Based on a list of fastfoods (list of dictionaries), for each fastfood (each dictionary), I'm trying to 1) extract the competitor's name and then 2) use that competitor's name to retrieve its shortname.

Currently my solution really doesn't make sense and I have a feeling it might be recursive? I'm really having an issue conceptualizing this.

fastfoods = [{'id': 30, 'name': 'McDonalds', 'shortname': 'MC', 'competitor': 'BurgerKing'}, {'id': 47, 'name': 'BurgerKing', 'shortname': 'BK', 'competitor': None}]

for fastfood in fastfoods:
    competitor_name = fastfood.get('competitor')
    short_name = fastfood.get('shortname')

    for fastfood in fastfoods:
        if competitor_name == short_name:
            print(fastfood.get('shortname')

Here's a visualization of what I'm trying to achieve:

In this limited example I have (real example has thousands of dictionaries, but I'm using 2 just for the example.

So here, I loop over the dictionaries, I reach the first dictionary, I extract the competitor's name ('BurgerKing').
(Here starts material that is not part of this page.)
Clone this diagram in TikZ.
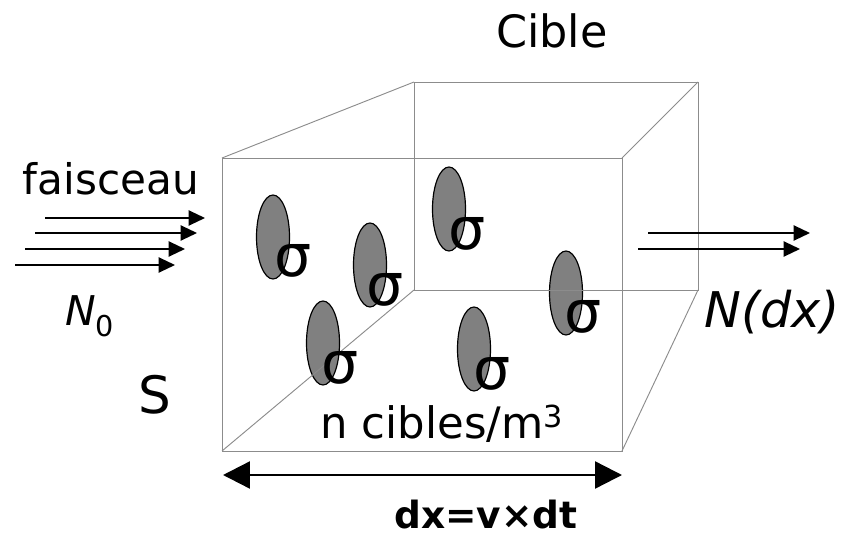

At this point, I want to search for 'BurgerKing' as a 'name' field (not as a competitor field). Once that's found, I access that dictionary where the 'name' field == 'BurgerKing' and extract the shortname ('BK').

CodePudding user response：

I think you're looking for something like this:

byName = {dct['name']:dct for dct in fastfoods}
for fastfood in fastfoods:
    if 'competitor' in fastfood and fastfood['competitor'] is not None:
        competitor = byName[fastfood['competitor']]
        if 'shortname' in competitor:
            print(competitor['shortname'])
        else:
            print(f"competitor {fastfood['competitor']} has no shortname")

Explanation:

• create byName, a dictionary that indexes dicts in fastfoods by their name entry
• iterate over all dicts in fastfoods
• if a given dict has a competitor entry and it's non-null, look up the dict for that competitor by name in byName and if it has a shortname entry print it
• otherwise print a message indicating there is no shortname entry for the competitor (you can do something different in this case if you like).

CodePudding user response：

I would first construct a dictionary that maps a name to its shortened version, and then use it. This would be way faster than looking for the competitor in the list over and over again.

fastfoods = [{'id': 30, 'name': 'McDonalds', 'shortname': 'MC', 'competitor': 'BurgerKing'}, {'id': 47, 'name': 'BurgerKing', 'shortname': 'BK', 'competitor': None}]

name_to_short = {dct['name']: dct['shortname'] for dct in fastfoods}

for dct in fastfoods:
    print(f"The competitor of {dct['name']} is: {name_to_short.get(dct['competitor'], 'None')}")

# The competitor of McDonalds is: BK
# The competitor of BurgerKing is: None